About the author Diane Lindsay discovered her twin passions of family history and English (and her sense of humour) while training as a teacher and bringing up three small children in the 1970s. She’s a writer and local and family historian and, although retired, still teaches anything to anyone who will listen.
For me, there’s nothing nicer than sharing research. Although, after so many years, there’s so much it can be daunting to sort out the relevant strands so that interested enquirers don’t get burdened with reams of information that isn’t needed. Quite apart from the buzz, I love the chance to extol the virtues of our lovely hobby. I know some researchers begrudge sharing the fruits of lengthy and sometimes expensive labour but that really doesn’t bother me at all. Anything, in this slightly dystopian old world we find ourselves in of late, that adds to goodwill and extends the family of Man (and woman and everyone in between) is fine and dandy by me.
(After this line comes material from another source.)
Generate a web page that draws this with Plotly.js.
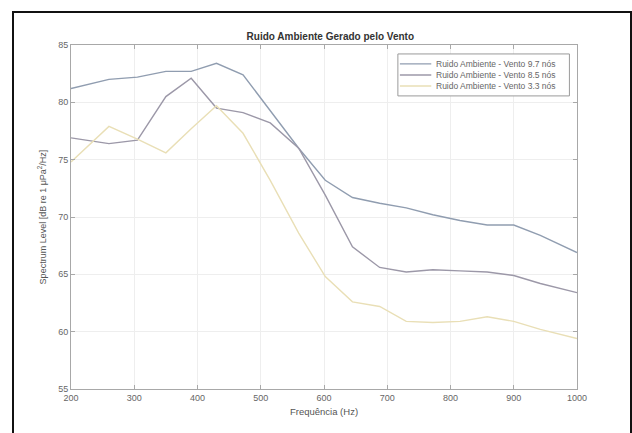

Having said that, preparing data for sharing drives me up the wall. It makes me want to send myself to bed with no supper. It mutters ‘dilatory’ in my mind, like my mother trying to tidy my book-stuffed bedroom of aeons ago. It suggests I flog myself with a bramble switch as Basil Fawlty did to his car in that famously manic 1970s TV series. After the first excitement of knowing I have information somebody needs, the search to find it usually reveals a missing source, or a ‘lost’ document on my overstuffed computer. Or the item in question is somewhere in a box file, possibly still awaiting digital data entry; it exists in my photographic memory, that recalls everything except where I stashed what I need this minute. I can ‘see’ the very notebook, printout, photocopy clearly but not in situ. I even look behind the radiator.